La bibliothèque libre.
Le texte de cette page a été corrigé et est conforme au fac-similé.

En 1689 l’Angleterre ouvrit les yeux sur ses véritables intérêts. Jusqu’alors elle avoit peu exporté de grains, & elle avoit souvent eu recours aux étrangers, à la France même, pour sa subsistance. Elle avoit éprouvé ces inégalités fâcheuses & ces révolutions inopinées sur les prix, qui tour-à-tour découragent le laboureur ou desesperent le peuple.

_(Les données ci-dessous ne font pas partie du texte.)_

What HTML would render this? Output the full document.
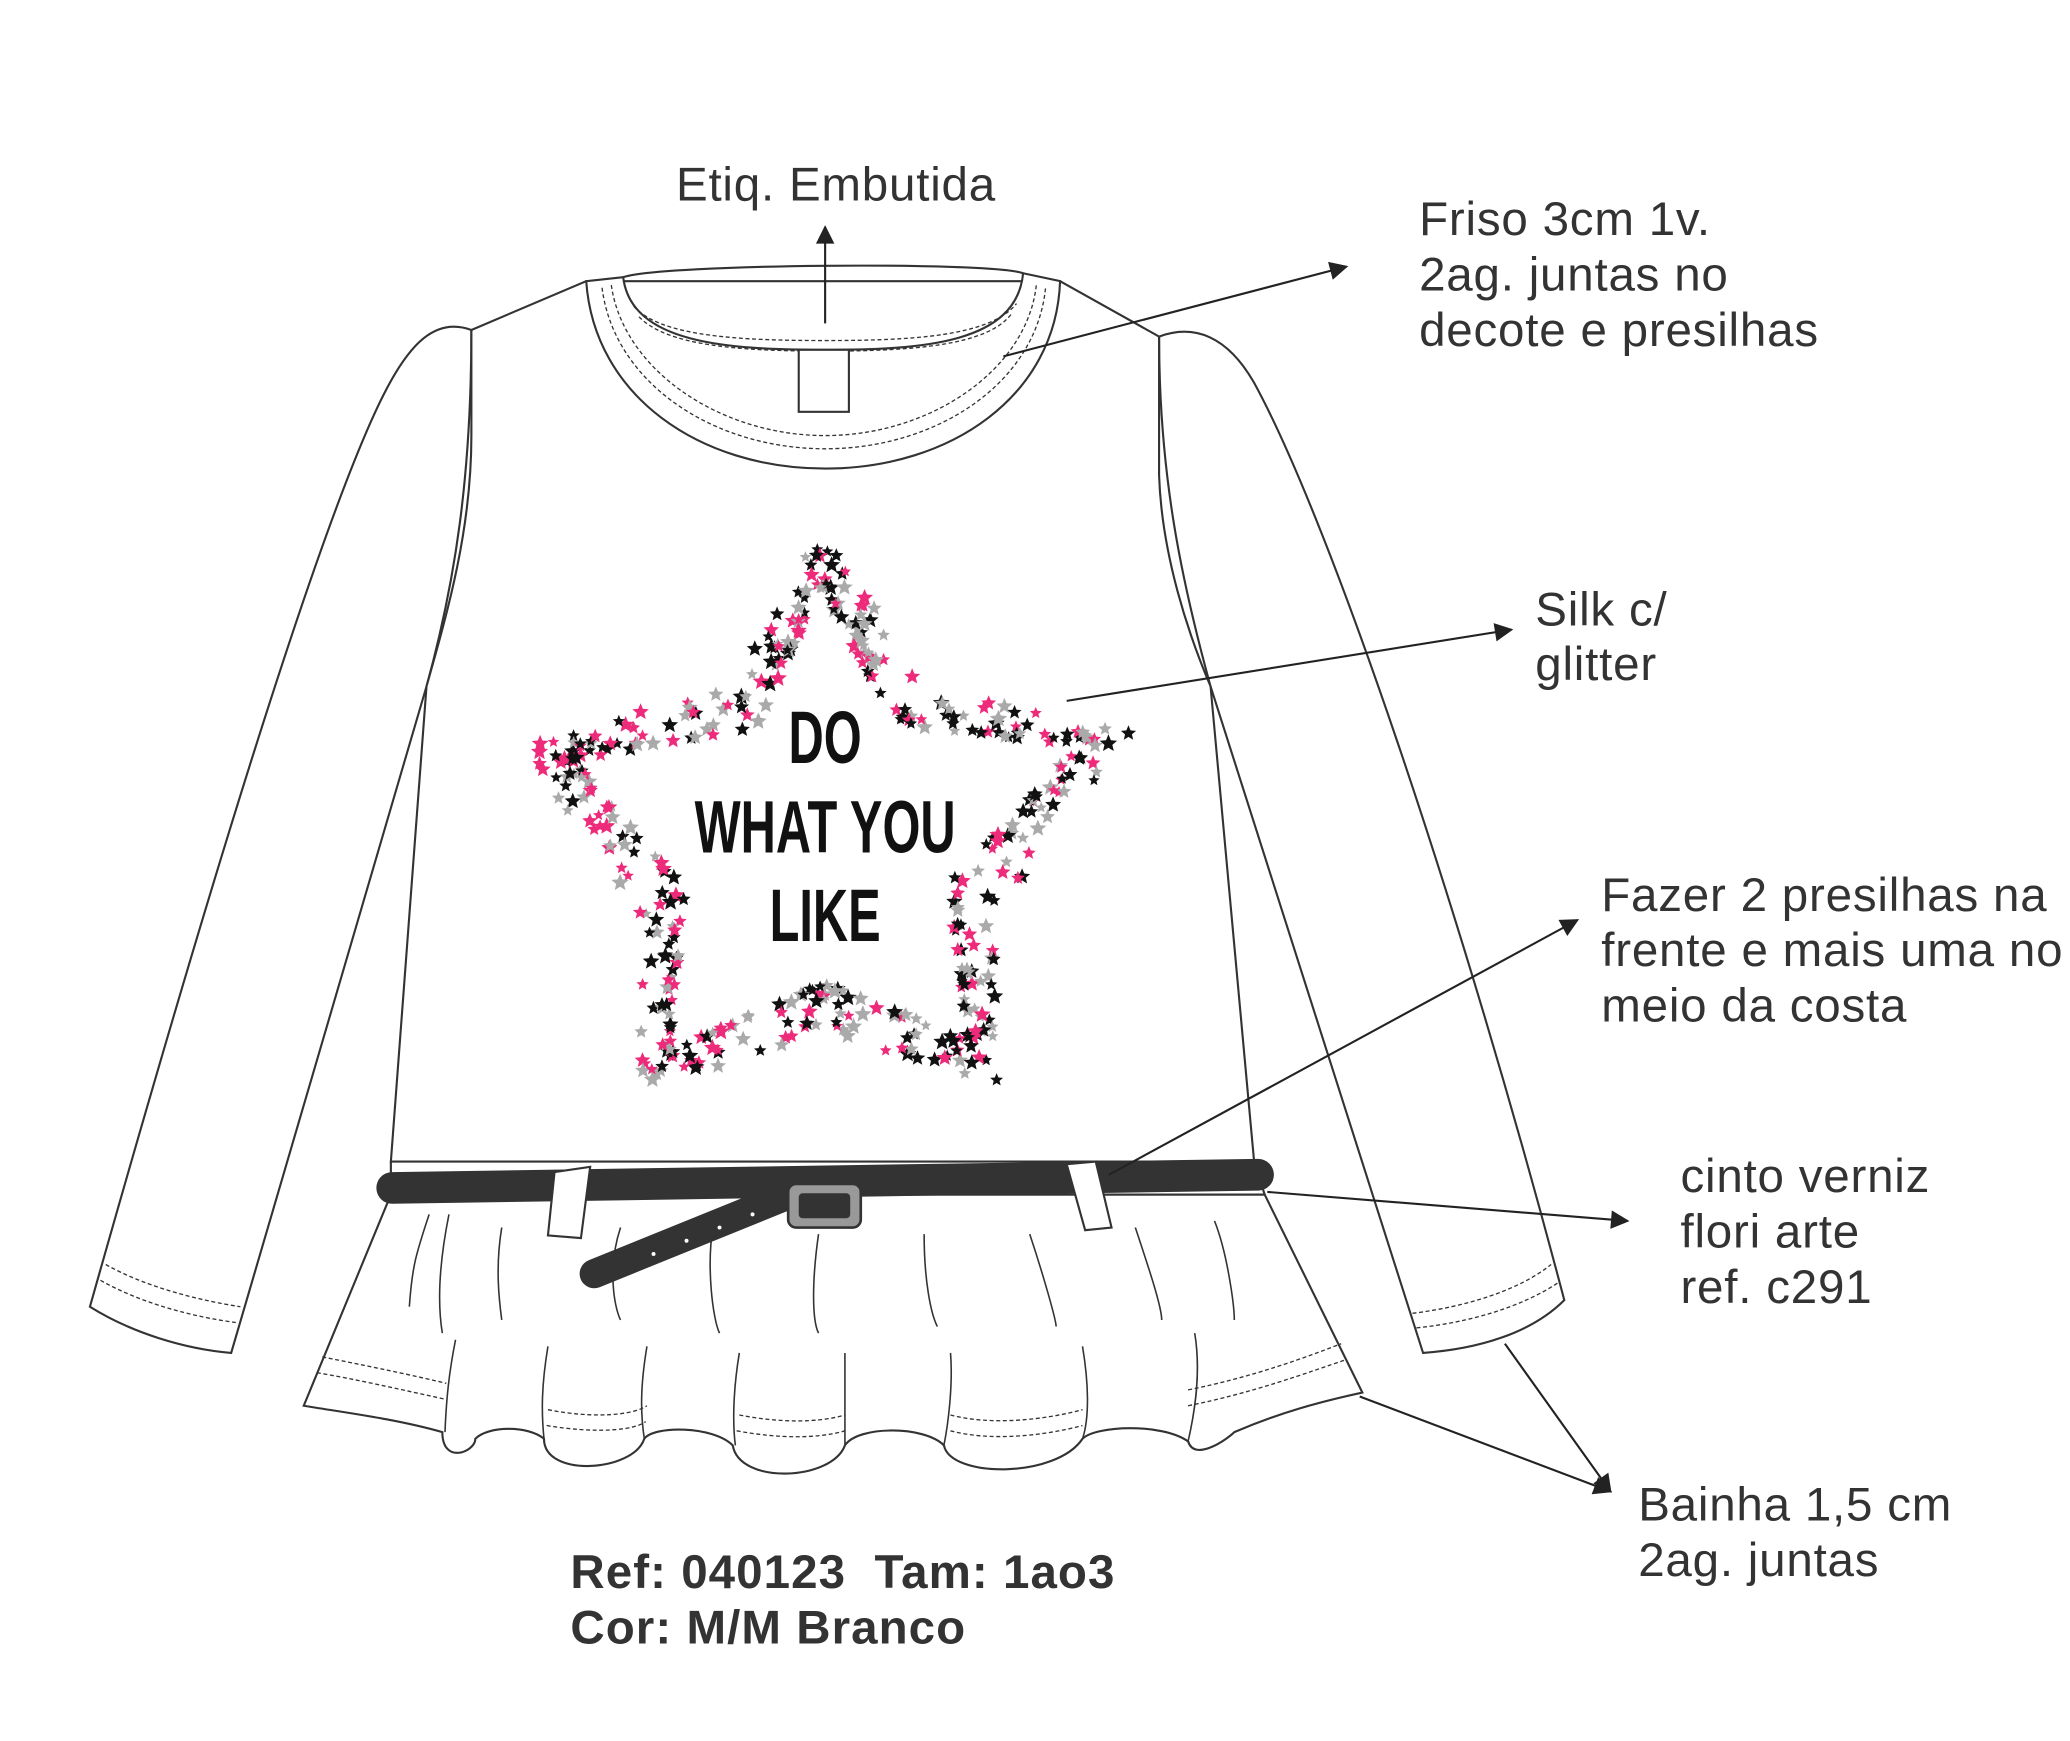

La Pologne, le Dannemark, l’Afrique & la Sicile étoient alors les greniers publics de l’Europe. La conduite de ces états, qui n’imposent aucune gêne sur le commerce des grains, & leur abondance constante, quoique quelques-uns d’entr’eux ne joüissent ni d’une grande tranquillité ni d’une bonne constitution, suffisoient sans doute pour éclairer une nation aussi réfléchie, sur la cause des maux dont elle se plaignoit ; mais la longue possession des pays que je viens de nommer, sembloit trop bien établie par le bas prix de leurs grains, pour que les cultivateurs anglois pussent soûtenir leur concurrence dans l’étranger. Le commerce des grains supposoit une entiere liberté de les magasiner, & pour autant de tems que l’on voudroit : liberté dont l’ignorance & le préjugé rendoient l’usage odieux dans la nation.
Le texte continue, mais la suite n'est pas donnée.